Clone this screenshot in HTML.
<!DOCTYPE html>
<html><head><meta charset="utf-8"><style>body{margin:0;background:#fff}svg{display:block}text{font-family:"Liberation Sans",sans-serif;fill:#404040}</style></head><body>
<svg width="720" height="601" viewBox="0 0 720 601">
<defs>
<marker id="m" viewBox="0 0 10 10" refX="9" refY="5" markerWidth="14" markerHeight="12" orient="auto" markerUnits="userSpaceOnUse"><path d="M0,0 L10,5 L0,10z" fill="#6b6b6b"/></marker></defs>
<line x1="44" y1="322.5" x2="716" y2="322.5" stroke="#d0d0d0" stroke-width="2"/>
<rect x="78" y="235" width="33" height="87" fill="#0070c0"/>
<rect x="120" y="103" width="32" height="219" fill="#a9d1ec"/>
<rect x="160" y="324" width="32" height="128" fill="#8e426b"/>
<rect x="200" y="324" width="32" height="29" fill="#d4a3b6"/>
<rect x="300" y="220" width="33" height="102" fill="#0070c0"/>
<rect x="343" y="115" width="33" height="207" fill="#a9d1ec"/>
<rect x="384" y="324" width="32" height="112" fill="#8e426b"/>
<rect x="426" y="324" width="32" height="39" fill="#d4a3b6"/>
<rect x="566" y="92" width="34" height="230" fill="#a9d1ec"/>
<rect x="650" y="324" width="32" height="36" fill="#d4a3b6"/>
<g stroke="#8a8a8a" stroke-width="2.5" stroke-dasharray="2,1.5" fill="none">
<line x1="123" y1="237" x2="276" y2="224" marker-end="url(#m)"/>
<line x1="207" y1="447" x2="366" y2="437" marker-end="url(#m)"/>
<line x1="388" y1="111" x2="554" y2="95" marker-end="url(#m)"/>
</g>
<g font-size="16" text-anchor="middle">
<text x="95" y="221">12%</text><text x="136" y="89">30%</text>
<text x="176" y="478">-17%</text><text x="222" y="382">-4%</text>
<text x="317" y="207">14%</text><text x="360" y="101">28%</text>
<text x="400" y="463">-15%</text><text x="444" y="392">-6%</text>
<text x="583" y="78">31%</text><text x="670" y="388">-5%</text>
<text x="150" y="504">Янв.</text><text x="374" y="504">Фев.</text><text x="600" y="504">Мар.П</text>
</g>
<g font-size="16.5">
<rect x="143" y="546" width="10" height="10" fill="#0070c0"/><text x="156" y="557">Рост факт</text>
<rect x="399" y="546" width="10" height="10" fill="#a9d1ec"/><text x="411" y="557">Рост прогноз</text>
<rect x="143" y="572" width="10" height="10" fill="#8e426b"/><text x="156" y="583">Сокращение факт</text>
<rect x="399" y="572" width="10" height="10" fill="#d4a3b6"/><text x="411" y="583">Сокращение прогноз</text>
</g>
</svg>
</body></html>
========================================
-- Given problem --
Reproduce the data in full, exactly as presented.

-- Finished task --
Clone this screenshot in HTML.
<!DOCTYPE html>
<html><head><meta charset="utf-8"><style>body{margin:0;background:#fff}svg{display:block}text{font-family:"Liberation Sans",sans-serif;fill:#404040}</style></head><body>
<svg width="720" height="601" viewBox="0 0 720 601">
<defs>
<marker id="m" viewBox="0 0 10 10" refX="9" refY="5" markerWidth="14" markerHeight="12" orient="auto" markerUnits="userSpaceOnUse"><path d="M0,0 L10,5 L0,10z" fill="#6b6b6b"/></marker></defs>
<line x1="44" y1="322.5" x2="716" y2="322.5" stroke="#d0d0d0" stroke-width="2"/>
<rect x="78" y="235" width="33" height="87" fill="#0070c0"/>
<rect x="120" y="103" width="32" height="219" fill="#a9d1ec"/>
<rect x="160" y="324" width="32" height="128" fill="#8e426b"/>
<rect x="200" y="324" width="32" height="29" fill="#d4a3b6"/>
<rect x="300" y="220" width="33" height="102" fill="#0070c0"/>
<rect x="343" y="115" width="33" height="207" fill="#a9d1ec"/>
<rect x="384" y="324" width="32" height="112" fill="#8e426b"/>
<rect x="426" y="324" width="32" height="39" fill="#d4a3b6"/>
<rect x="566" y="92" width="34" height="230" fill="#a9d1ec"/>
<rect x="650" y="324" width="32" height="36" fill="#d4a3b6"/>
<g stroke="#8a8a8a" stroke-width="2.5" stroke-dasharray="2,1.5" fill="none">
<line x1="123" y1="237" x2="276" y2="224" marker-end="url(#m)"/>
<line x1="207" y1="447" x2="366" y2="437" marker-end="url(#m)"/>
<line x1="388" y1="111" x2="554" y2="95" marker-end="url(#m)"/>
</g>
<g font-size="16" text-anchor="middle">
<text x="95" y="221">12%</text><text x="136" y="89">30%</text>
<text x="176" y="478">-17%</text><text x="222" y="382">-4%</text>
<text x="317" y="207">14%</text><text x="360" y="101">28%</text>
<text x="400" y="463">-15%</text><text x="444" y="392">-6%</text>
<text x="583" y="78">31%</text><text x="670" y="388">-5%</text>
<text x="150" y="504">Янв.</text><text x="374" y="504">Фев.</text><text x="600" y="504">Мар.П</text>
</g>
<g font-size="16.5">
<rect x="143" y="546" width="10" height="10" fill="#0070c0"/><text x="156" y="557">Рост факт</text>
<rect x="399" y="546" width="10" height="10" fill="#a9d1ec"/><text x="411" y="557">Рост прогноз</text>
<rect x="143" y="572" width="10" height="10" fill="#8e426b"/><text x="156" y="583">Сокращение факт</text>
<rect x="399" y="572" width="10" height="10" fill="#d4a3b6"/><text x="411" y="583">Сокращение прогноз</text>
</g>
</svg>
</body></html>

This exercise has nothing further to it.